The assets, which are mainly in HCM City and Hanoi, include a high-rise housing and entertainment project, and a land lot in HCM City’s Binh Tri Dong residential area. The lender has set the starting price for the assets, which cover an area of more than 534,000 square metres, at more than VND5 trillion.
They also include the 134ha-Phong Phu Industrial Park in HCM City and three land lots in the city’s Binh Chanh District and District 8. The starting prices of the properties are set at VND6.65 trillion and VND1.64 trillion, respectively.
In Hanoi, Sacombank also announced the sale of eight land lots at a total starting price of nearly VND19 billion in Hoang Mai and Thach That districts.
The Bank for Investment and Development of Vietnam (BIDV) also announced it would invite bids for assets of the Sai Gon Pho Dong Construction and Trade Company to recoup total debts of VND85 trillion.
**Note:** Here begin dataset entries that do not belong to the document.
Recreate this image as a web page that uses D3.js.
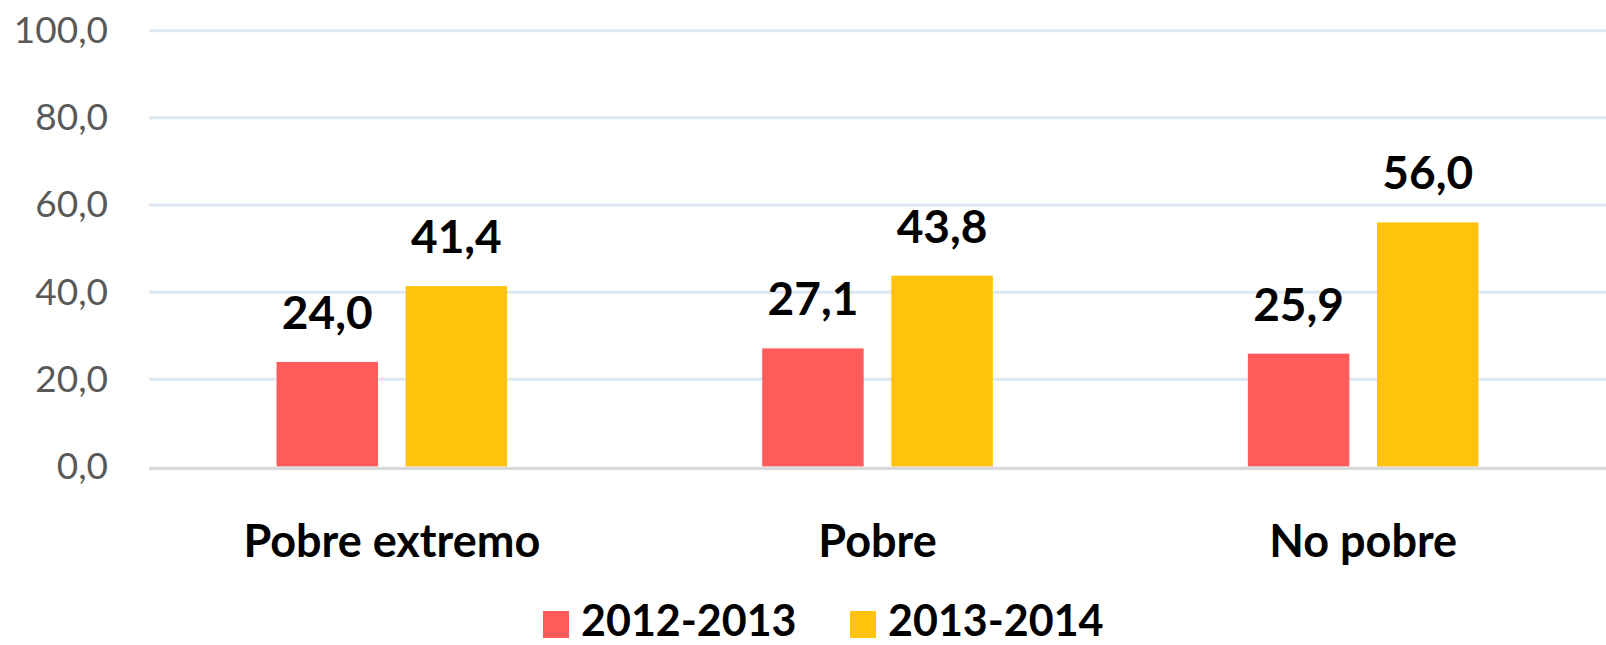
<!DOCTYPE html>
<html>
<head>
<meta charset="utf-8">
<script src="https://cdn.jsdelivr.net/npm/d3@7"></script>
<style>
    body { margin: 0; background: #fff; }
    text { font-family: Lato, "Open Sans", sans-serif; }
</style>
</head>
<body>
<script>
// data
var categories = ["Pobre extremo", "Pobre", "No pobre"]
  , seriesNames = ["2012-2013", "2013-2014"]
  , values2012 = [24.0, 27.1, 25.9]
  , values2013 = [41.4, 43.8, 56.0]
  , yTicks = [0, 20, 40, 60, 80, 100]
  ;

var width = 1606
  , height = 645
  , colors = ["#ff5b5b", "#fec30a"]
  , groupWidth = 230.6
  , fmt = function (v) { return d3.format(".1f")(v).replace(".", ","); }
  ;

var svg = d3.select("body").append("svg").attr("width", width).attr("height", height);

var x = d3.scaleBand().domain(categories).range([149, 1606]);
var y = d3.scaleLinear().domain([0, 100]).range([466.5, 30.7]);
var sub = d3.scaleBand().domain(seriesNames).range([0, groupWidth]).paddingInner(0.214);

function barX (d) { return x(d.cat) + (x.bandwidth() - groupWidth) / 2 + sub(d.s); }

// gridlines
svg.append("g").selectAll("line").data(yTicks.slice(1)).enter().append("line")
    .attr("x1", 149).attr("x2", width)
    .attr("y1", function (d) { return y(d); })
    .attr("y2", function (d) { return y(d); })
    .attr("stroke", "#dde7f3").attr("stroke-width", 3);

// y axis
var yAxis = svg.append("g").attr("transform", "translate(108,0)")
    .call(d3.axisLeft(y).tickValues(yTicks).tickFormat(fmt).tickSize(0).tickPadding(0));
yAxis.select(".domain").remove();
yAxis.selectAll("text")
    .attr("font-family", "Lato, sans-serif")
    .attr("font-size", 37)
    .attr("fill", "#595959");

// bars
var series = [values2012, values2013];
function rows (d, i) {
    return d.map(function (v, j) { return { cat: categories[j], s: seriesNames[i], v: v }; });
}
var groups = svg.append("g").selectAll("g").data(series).enter().append("g")
    .attr("fill", function (d, i) { return colors[i]; });

groups.selectAll("rect").data(rows).enter().append("rect")
    .attr("x", barX)
    .attr("y", function (d) { return y(d.v); })
    .attr("width", sub.bandwidth())
    .attr("height", function (d) { return y(0) - y(d.v); });

// value labels
groups.selectAll("text").data(rows).enter().append("text")
    .attr("x", function (d) { return barX(d) + sub.bandwidth() / 2; })
    .attr("y", function (d) { return y(d.v) - 33; })
    .attr("text-anchor", "middle")
    .attr("font-size", 46)
    .attr("font-weight", "bold")
    .attr("fill", "#000")
    .text(function (d) { return fmt(d.v); });

// baseline
svg.append("line")
    .attr("x1", 149).attr("x2", width)
    .attr("y1", y(0) + 1.8).attr("y2", y(0) + 1.8)
    .attr("stroke", "#d9d9d9").attr("stroke-width", 3.3);

// x axis labels
var xAxis = svg.append("g").attr("transform", "translate(0," + (y(0) + 2) + ")")
    .call(d3.axisBottom(x).tickSize(0).tickPadding(0));
xAxis.select(".domain").remove();
xAxis.selectAll("text")
    .attr("dy", null)
    .attr("y", 88)
    .attr("font-family", "Lato, sans-serif")
    .attr("font-size", 45)
    .attr("font-weight", "bold")
    .attr("fill", "#000");

// legend
var legendX = [543, 850];
var legend = svg.append("g").selectAll("g").data(seriesNames).enter().append("g")
    .attr("transform", function (d, i) { return "translate(" + legendX[i] + ",611)"; });
legend.append("rect")
    .attr("width", 26).attr("height", 27)
    .attr("fill", function (d, i) { return colors[i]; });
legend.append("text")
    .attr("x", 38).attr("y", 25)
    .attr("font-size", 43)
    .attr("font-weight", "bold")
    .attr("fill", "#000")
    .text(function (d) { return d; });
</script>
</body>
</html>
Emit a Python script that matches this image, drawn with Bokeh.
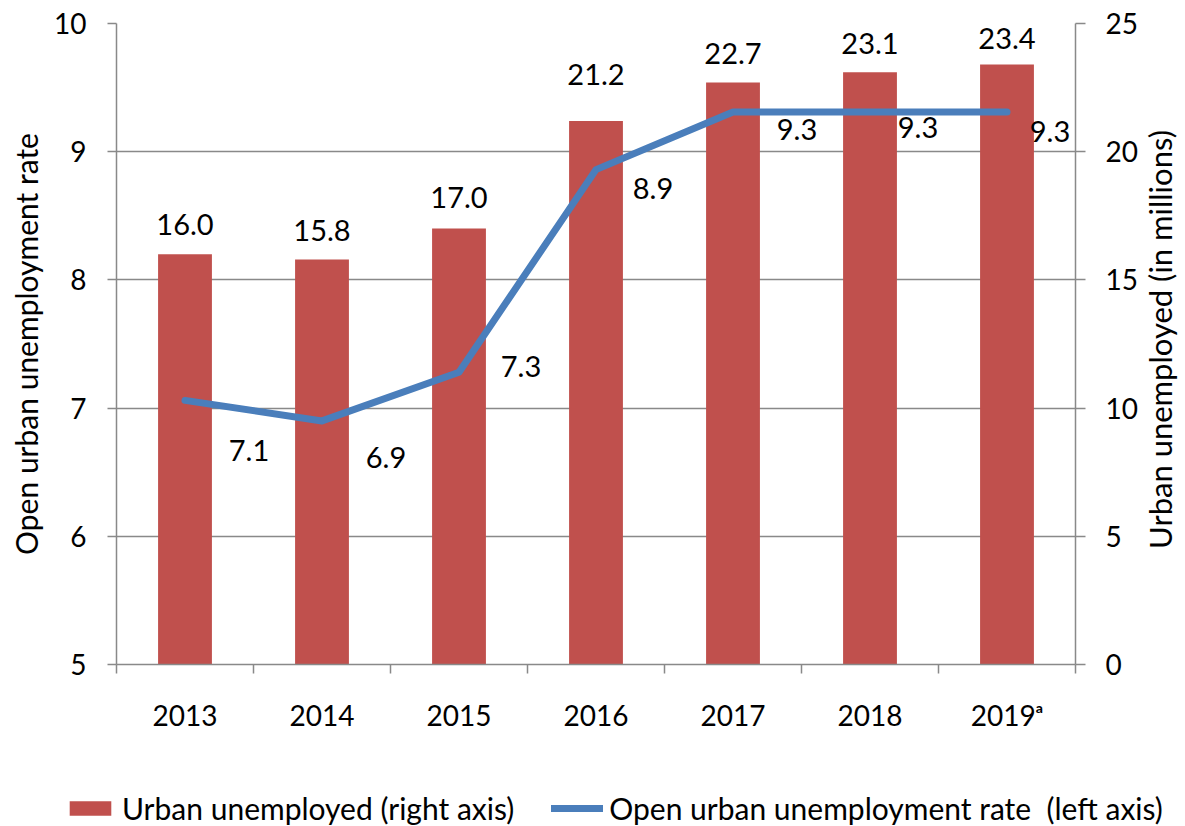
import math
from bokeh.plotting import figure
from bokeh.layouts import column, row
from bokeh.models import (Range1d, LinearAxis, FixedTicker, CustomJSTickFormatter,
                          Legend, LegendItem, ColumnDataSource, Label)
from bokeh.core.properties import value
from bokeh.embed import file_html
from bokeh.resources import INLINE

# ---- data ----
years = ["2013", "2014", "2015", "2016", "2017", "2018", "2019\u1d43"]
unemployed_millions = [16.0, 15.8, 17.0, 21.2, 22.7, 23.1, 23.4]
unemployment_rate = [7.06, 6.90, 7.28, 8.86, 9.31, 9.31, 9.31]
left_ticks = [5, 6, 7, 8, 9, 10]
right_ticks = [0, 5, 10, 15, 20, 25]
left_title = "Open urban unemployment rate"
right_title = "Urban unemployed (in millions)"
bar_legend = "Urban unemployed (right axis)"
line_legend = "Open urban unemployment rate  (left axis)"

# label placement (screen pixel offsets)
bar_label_dy = [-30, -29, -31, -46, -29, -29, -26]
rate_label_dx = [64, 64, 62, 57, 64, 48, 43]
rate_label_dy = [50, 37, -6, 19, 18, 16, 20]

FONT = "Lato"
FS = "28px"
GREY = "#898989"
RED = "#C0504D"
BLUE = "#4A7EBB"

xs = [i + 0.5 for i in range(len(years))]

src = ColumnDataSource(dict(
    x=xs, bars=unemployed_millions, rate=unemployment_rate,
    bar_lbl=[f"{v:.1f}" for v in unemployed_millions],
    rate_lbl=[f"{v:.1f}" for v in unemployment_rate],
    bdy=bar_label_dy, rdx=rate_label_dx, rdy=rate_label_dy,
))

# ---------------- main chart ----------------
p = figure(width=1140, height=760, x_range=Range1d(0, len(years)), y_range=Range1d(5, 10),
           output_backend="svg", toolbar_location=None,
           min_border_left=116, min_border_right=63, min_border_top=23, min_border_bottom=96)
p.extra_y_ranges = {"right": Range1d(0, 25)}
p.outline_line_color = None
p.background_fill_color = "white"
p.border_fill_color = "white"

p.xgrid.visible = False
p.ygrid.ticker = FixedTicker(ticks=left_ticks)
p.ygrid.grid_line_color = GREY
p.ygrid.grid_line_width = 1.5

xa = p.xaxis[0]
xa.ticker = FixedTicker(ticks=xs, minor_ticks=list(range(len(years) + 1)))
xa.formatter = CustomJSTickFormatter(args=dict(labels=years), code="return labels[Math.floor(tick)];")
xa.major_tick_out = 0
xa.major_tick_in = 0
xa.minor_tick_out = 9
xa.minor_tick_in = 0
xa.minor_tick_line_color = GREY
xa.minor_tick_line_width = 1.5
xa.axis_line_color = GREY
xa.axis_line_width = 1.5
xa.major_label_standoff = 24
xa.major_label_text_font = FONT
xa.major_label_text_font_size = FS
xa.major_label_text_color = "black"

ya = p.yaxis[0]
ya.ticker = FixedTicker(ticks=left_ticks)
ya.major_tick_out = 9
ya.major_tick_in = 0
ya.minor_tick_out = 0
ya.minor_tick_in = 0
ya.major_tick_line_color = GREY
ya.major_tick_line_width = 1.5
ya.axis_line_color = GREY
ya.axis_line_width = 1.5
ya.major_label_standoff = 21
ya.major_label_text_font = FONT
ya.major_label_text_font_size = FS
ya.major_label_text_color = "black"
ya.axis_label = left_title
ya.axis_label_text_font = FONT
ya.axis_label_text_font_size = "30px"
ya.axis_label_text_font_style = "normal"
ya.axis_label_text_color = "black"
ya.axis_label_standoff = 7

ra = LinearAxis(y_range_name="right", ticker=FixedTicker(ticks=right_ticks))
ra.major_tick_out = 10
ra.major_tick_in = 0
ra.minor_tick_out = 0
ra.minor_tick_in = 0
ra.major_tick_line_color = GREY
ra.major_tick_line_width = 1.5
ra.axis_line_color = GREY
ra.axis_line_width = 1.5
ra.major_label_standoff = 20
ra.major_label_text_font = FONT
ra.major_label_text_font_size = FS
ra.major_label_text_color = "black"
p.add_layout(ra, "right")

p.vbar(x="x", top="bars", bottom=0, width=0.393, source=src, y_range_name="right",
       fill_color=RED, line_color=None)
p.line(x="x", y="rate", source=src, line_color=BLUE, line_width=7,
       line_join="round", line_cap="round")

p.text(x="x", y="bars", text="bar_lbl", source=src, y_range_name="right", y_offset="bdy",
       text_align="center", text_baseline="middle", text_font=value(FONT),
       text_font_size="29px", text_color="black")
p.text(x="x", y="rate", text="rate_lbl", source=src, x_offset="rdx", y_offset="rdy",
       text_align="center", text_baseline="middle", text_font=value(FONT),
       text_font_size="29px", text_color="black")

# ---------------- right axis title (reads bottom to top) ----------------
rt = figure(width=45, height=760, output_backend="svg", toolbar_location=None,
            x_axis_location=None, y_axis_location=None, min_border=0,
            x_range=Range1d(0, 1), y_range=Range1d(0, 1))
rt.outline_line_color = None
rt.grid.visible = False
rt.add_layout(Label(x=19, y=325, x_units="screen", y_units="screen", text=right_title,
                    angle=math.pi / 2, text_align="center", text_baseline="middle",
                    text_font=FONT, text_font_size="31px", text_color="black"))

# ---------------- legend strip ----------------
# legend swatches come from renderers of the same data, kept outside the strip's view
lf = figure(width=1185, height=66, output_backend="svg", toolbar_location=None,
            x_axis_location=None, y_axis_location=None, min_border=0,
            x_range=Range1d(-20, -19), y_range=Range1d(0, 1))
lf.outline_line_color = None
lf.grid.visible = False
leg_bar = lf.vbar(x="x", top="bars", bottom=0, width=0.4, source=src,
                  fill_color=RED, line_color=None)
leg_line = lf.line(x="x", y="rate", source=src, line_color=BLUE, line_width=7, line_cap="round")
legend = Legend(items=[
    LegendItem(label=bar_legend, renderers=[leg_bar]),
    LegendItem(label=line_legend, renderers=[leg_line]),
], orientation="horizontal", location=(64, 0), glyph_width=52, glyph_height=18,
    label_standoff=6, spacing=37, padding=0, margin=0, border_line_color=None,
    background_fill_alpha=0, label_text_font=FONT, label_text_font_size="30px",
    label_text_color="black")
lf.add_layout(legend, "center")

layout = column(row(p, rt), lf)
open("out.html", "w").write(file_html(layout, INLINE))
The sales will have a total starting price of more than VND85 billion.
BIDV is also selling a land lot in HCM City’s Binh Chanh District at an initial price of VND18.5 billion.
The Vietnam Bank for Industry and Trade (VietinBank) also announced it is selling six assets, including land lots, apartments and cars, as collateral to recover debts. Among them are a land lot in the northern province of Vinh Phuc and an apartment in Hanoi’s Keangnam Vina building at an initial price of VND12 billion and VND6.2 billion, respectively.
The Sai Gon-Hanoi Commercial Joint Stock Bank (SHB) has also announced it would repossess 15 assets, mainly real estate, as collateral to recover debts. The bank has so far this year announced it would repossess nearly 60 assets.
According to Nguyen Van Du, deputy chief inspector of the State Bank of Vietnam (SBV), enhanced legal frameworks issued last year have helped banks and the Vietnam Asset Management Company (VAMC) better manage bad debts by allowing them to rapidly repossess collateral or assets secured with loans if borrowers default.
Truong Van Phuoc, a member of the Prime Minister’s economic advisory group, said the process of restructuring and handling bad debt had brought positive results recently.
According to the SBV, between 2012 and June-end this year, the local banking system handled over VND937 trillion in bad debts, including more than VND163 trillion settled in 2018, bringing the bad debt ratio of the banking system down to 1.91 per cent by the end of June.
Banks also have to speed up the recovery of bad debts as their bad debts, which have been kept at VAMC for five years but haven’t yet been settled, are returning to the banks in 2019.
According to the central bank’s policy on purchasing bad debts of commercial banks, the VAMC has issued special bonds to debt-selling banks with a term of five years since 2015. If the bonds mature but bad debts are not dealt with, they return to the banks in 2019.